- [SET PROBLEM] Starting at the first line of the data, please print exactly those lines through the one that holds "plt.rcParams['font.family'] = ['Lato', 'DejaVu", omitting every picture.
Start RECORDED DATA
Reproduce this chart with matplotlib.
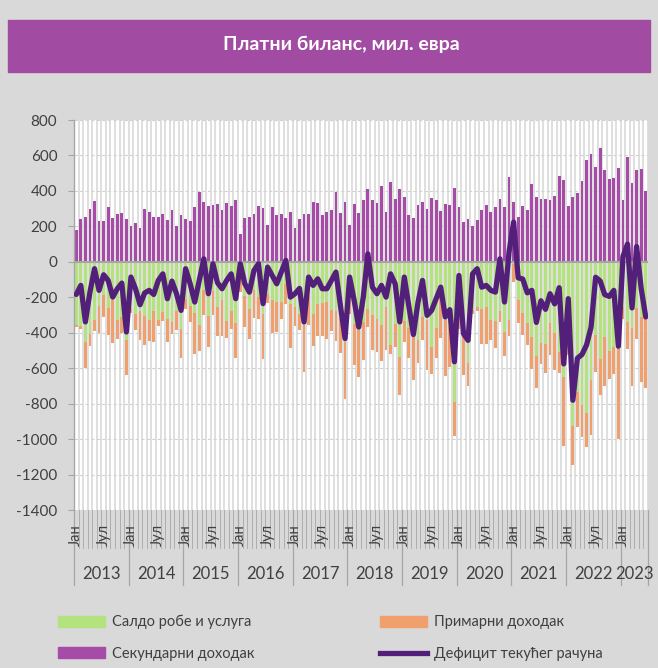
import matplotlib
matplotlib.use('Agg')
import matplotlib.pyplot as plt
import matplotlib.patches as mpatches
from matplotlib.lines import Line2D
from matplotlib.transforms import blended_transform_factory
import numpy as np

plt.rcParams['font.family'] = ['Lato', 'DejaVu Sans']

# monthly data, Jan 2013 - Jun 2023, mil. EUR
years = ['2013', '2014', '2015', '2016', '2017', '2018', '2019', '2020', '2021', '2022', '2023']
month_labels = {0: 'Јан', 6: 'Јул'}

goods = [-359, -361, -452, -405, -330, -247, -189, -261, -218, -330, -311, -442,
         -262, -292, -278, -308, -330, -279, -330, -283, -325, -341, -277, -381,
         -212, -249, -286, -355, -160, -306, -165, -255, -217, -336, -277, -347,
         -105, -192, -264, -161, -198, -293, -183, -213, -227, -226, -124, -236,
         -253, -292, -358, -198, -292, -236, -231, -227, -270, -275, -320, -452,
         -217, -349, -386, -339, -265, -302, -324, -358, -255, -472, -350, -536,
         -332, -371, -424, -442, -311, -330, -481, -371, -200, -330, -368, -790,
         -255, -412, -572, -274, -256, -264, -255, -330, -334, -280, -396, -330,
         -11, -217, -288, -345, -424, -532, -458, -461, -345, -401, -508, -649,
         -400, -927, -733, -808, -855, -664, -411, -549, -424, -501, -482, -460,
         -254, -339, -372, -260, -309, -311]

primary = [-9, -20, -146, -69, -62, -152, -122, -150, -240, -103, -88, -199,
           -29, -94, -161, -163, -116, -173, -30, -51, -129, -64, -109, -161,
           -52, -92, -234, -150, -140, -174, -135, -165, -203, -94, -103, -193,
           -66, -178, -169, -154, -126, -253, -47, -186, -169, -98, -112, -248,
           -107, -94, -263, -156, -184, -184, -189, -210, -120, -169, -197, -324,
           -75, -234, -263, -216, -103, -193, -184, -203, -240, -47, -128, -216,
           -122, -169, -240, -128, -128, -278, -150, -169, -231, -315, -225, -191,
           -125, -225, -131, -19, -22, -201, -206, -109, -150, -60, -137, -90,
           -103, -128, -126, -126, -178, -182, -120, -165, -182, -210, -122, -390,
           -125, -219, -197, -178, -191, -313, -210, -203, -276, -159, -150, -540,
           -66, -150, -328, -173, -371, -403]

secondary = [182, 244, 251, 296, 345, 232, 232, 307, 249, 268, 276, 244,
             204, 219, 189, 298, 281, 255, 253, 268, 236, 292, 202, 266,
             240, 229, 309, 396, 337, 315, 319, 324, 293, 329, 313, 349,
             158, 249, 255, 272, 315, 304, 210, 311, 263, 270, 248, 283,
             191, 244, 272, 272, 338, 330, 264, 279, 291, 396, 277, 338,
             210, 324, 274, 349, 413, 349, 332, 426, 279, 452, 354, 409,
             366, 263, 248, 321, 338, 298, 362, 351, 289, 328, 323, 416,
             311, 227, 244, 204, 234, 294, 323, 279, 308, 354, 311, 476,
             339, 251, 317, 293, 441, 368, 356, 354, 349, 373, 482, 461,
             317, 364, 388, 458, 576, 608, 533, 641, 519, 467, 471, 529,
             349, 589, 446, 519, 523, 401]

current_account = [-184, -133, -339, -171, -39, -161, -73, -105, -199, -152, -120, -396,
                   -86, -152, -242, -176, -161, -184, -105, -68, -208, -109, -180, -274,
                   -39, -124, -227, -105, 17, -180, -11, -118, -152, -105, -68, -208,
                   -11, -124, -171, -49, -11, -236, -30, -77, -124, -58, 8, -199,
                   -180, -150, -339, -86, -133, -96, -152, -152, -105, -58, -250, -433,
                   -86, -218, -368, -199, 45, -143, -180, -133, -199, -68, -124, -339,
                   -86, -250, -410, -230, -105, -302, -274, -208, -143, -311, -270, -564,
                   -77, -405, -443, -68, -39, -143, -133, -161, -171, 17, -227, 56,
                   224, -90, -97, -175, -161, -342, -220, -268, -180, -237, -146, -576,
                   -208, -781, -544, -523, -470, -369, -87, -108, -185, -195, -161, -476,
                   30, 100, -260, 86, -150, -311]

c_green = '#B4E27E'
c_orange = '#F0A06C'
c_purple = '#A74BA8'
c_line = '#52207A'
c_bg = '#D9D9D9'
c_text = '#404040'

W, H = 658, 668
fig = plt.figure(figsize=(W / 100, H / 100), dpi=100, facecolor=c_bg)

# title banner
fig.patches.append(mpatches.Rectangle((8 / W, 1 - 72 / H), 642 / W, 52 / H,
                                      transform=fig.transFigure, color='#A24BA3', zorder=0))
fig.text(341 / W, 1 - 44 / H, 'Платни биланс, мил. евра', color='white', fontsize=14,
         fontweight='bold', ha='center', va='center')

ax = fig.add_axes([74 / W, 1 - 510 / H, 574 / W, 390 / H])
ax.set_facecolor('white')

n = len(secondary)
x = np.arange(n)
goods = np.array(goods)
primary = np.array(primary)

ax.bar(x, secondary, width=0.62, color=c_purple, zorder=2)
ax.bar(x, goods, width=0.62, color=c_green, zorder=2)
ax.bar(x, primary, width=0.62, bottom=goods, color=c_orange, zorder=2)
ax.plot(x, current_account, color=c_line, lw=3.8, solid_joinstyle='round',
        solid_capstyle='round', zorder=4)

ax.set_xlim(-0.5, n - 0.5)
ax.set_ylim(-1400, 800)
ax.set_yticks(range(-1400, 801, 200))
ax.set_yticklabels([str(v) for v in range(-1400, 801, 200)], fontsize=11, color=c_text)
ax.tick_params(axis='y', length=4, color='#A6A6A6', pad=8)
ax.set_xticks([])

# gridlines
for v in range(-1400, 801, 200):
    ax.axhline(v, color='#D0D0D0', lw=0.8, ls=(0, (3, 2)), zorder=0)
for b in np.arange(-0.5, n, 1.0):
    ax.axvline(b, color='#D6D6D6', lw=1.1, zorder=1)
ax.axhline(0, color='#A6A6A6', lw=1.5, zorder=3)

for s in ['top', 'right', 'bottom']:
    ax.spines[s].set_visible(False)
ax.spines['left'].set_color('#A6A6A6')
ax.spines['left'].set_linewidth(1.0)

# category axis below
tr = blended_transform_factory(ax.transData, fig.transFigure)
for b in np.arange(-0.5, n, 1.0):
    ax.plot([b, b], [1 - 510 / H, 1 - 548 / H], color='#A6A6A6', lw=0.6,
            transform=tr, clip_on=False)
for k in range(len(years)):
    start = k * 12 - 0.5
    ax.plot([start, start], [1 - 510 / H, 1 - 585 / H], color='#A6A6A6', lw=0.9,
            transform=tr, clip_on=False)
    end = min(start + 12, n - 0.5)
    ax.text((start + end) / 2, 1 - 574 / H, years[k], transform=tr, ha='center',
            va='center', fontsize=12, color=c_text)
ax.plot([n - 0.5, n - 0.5], [1 - 510 / H, 1 - 585 / H], color='#A6A6A6', lw=0.9,
        transform=tr, clip_on=False)
for i in range(n):
    if i % 12 in month_labels:
        ax.text(i, 1 - 535 / H, month_labels[i % 12], transform=tr, rotation=90,
                ha='center', va='center', fontsize=10.5, color=c_text)

handles = [mpatches.Patch(color=c_green), mpatches.Patch(color=c_purple),
           mpatches.Patch(color=c_orange), Line2D([], [], color=c_line, lw=3.8)]
labels = ['Салдо робе и услуга', 'Секундарни доходак', 'Примарни доходак',
          'Дефицит текућег рачуна']
fig.legend(handles, labels, ncol=2, loc='upper left', bbox_to_anchor=(45 / W, 1 - 602 / H),
           frameon=False, fontsize=10.5, handlelength=3.2, handleheight=0.8,
           handletextpad=0.5, columnspacing=8.6, labelspacing=1.2, labelcolor=c_text)

fig.savefig('out.png', dpi=100, facecolor=c_bg)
End RECORDED DATA
- [EXERCISE SOLUTION]
Reproduce this chart with matplotlib.
import matplotlib
matplotlib.use('Agg')
import matplotlib.pyplot as plt
import matplotlib.patches as mpatches
from matplotlib.lines import Line2D
from matplotlib.transforms import blended_transform_factory
import numpy as np

plt.rcParams['font.family'] = ['Lato', 'DejaVu Sans']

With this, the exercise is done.